GC11B-1045
What is the value of biomass remote sensing data for blue carbon inventories?

Monday, 14 December 2015
Poster Hall (Moscone South)
Kristin B Byrd, USGS Western Regional Offices Menlo Park, Menlo Park, CA, United States, Marc Simard, NASA Jet Propulsion Laboratory, Pasadena, CA, United States, Stephen Crooks, Environmental Science Associates, Sacramento, CA, United States and Lisamarie Windham-Myers, USGS California Water Science Center Menlo Park, Menlo Park, CA, United States
Abstract:
The U.S. is testing approaches for accounting for carbon emissions and removals associated with wetland management according to 2013 IPCC Wetlands Supplement guidelines.
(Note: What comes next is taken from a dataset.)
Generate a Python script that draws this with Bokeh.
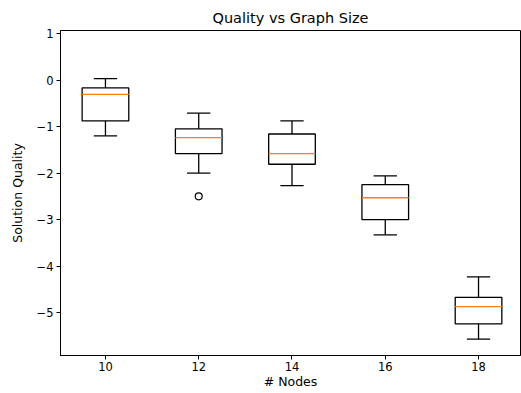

Quality of reporting is measured from low (Tier 1) to high (Tier 3) depending upon data availability and analytical capacity. The use of satellite remote sensing data to derive carbon stocks and flux provides a practical approach for moving beyond IPCC Tier 1, the global default factor approach, to support Tier 2 or Tier 3 quantification of carbon emissions or removals. We are determining the “price of precision,” or the extent to which improved satellite data will continue to increase the accuracy of “blue carbon” accounting. Tidal marsh biomass values are needed to quantify aboveground carbon stocks and stock changes, and to run process-based models of carbon accumulation. Maps of tidal marsh biomass have been produced from high resolution commercial and moderate resolution Landsat satellite data with relatively low error [percent normalized RMSE (%RMSE) from 7 to 14%]. Recently for a brackish marsh in Suisun Bay, California, we used Landsat 8 data to produce a biomass map that applied the Wide Dynamic Range Vegetation Index (WDRVI) (ρNIR*0.2 – ρR)/(ρNIR*0.2+ρR) to fully vegetated pixels and the Simple Ratio index (ρRedGreen) to pixels with a mix of vegetation and water. Overall RMSE was 208 g/m2, while %RMSE = 13.7%. Also, preliminary use of airborne and spaceborne RADAR data in coastal Louisiana produced a marsh biomass map with 30% error. The integration of RADAR and LiDAR with optical remote sensing data has the potential to further reduce error in biomass estimation. In 2017, nations will report back to the U.N. Framework Convention on Climate Change on their experience in applying the Wetlands Supplement guidelines. These remote sensing efforts will mark an important step toward quantifying human impacts to wetlands within the global carbon cycle.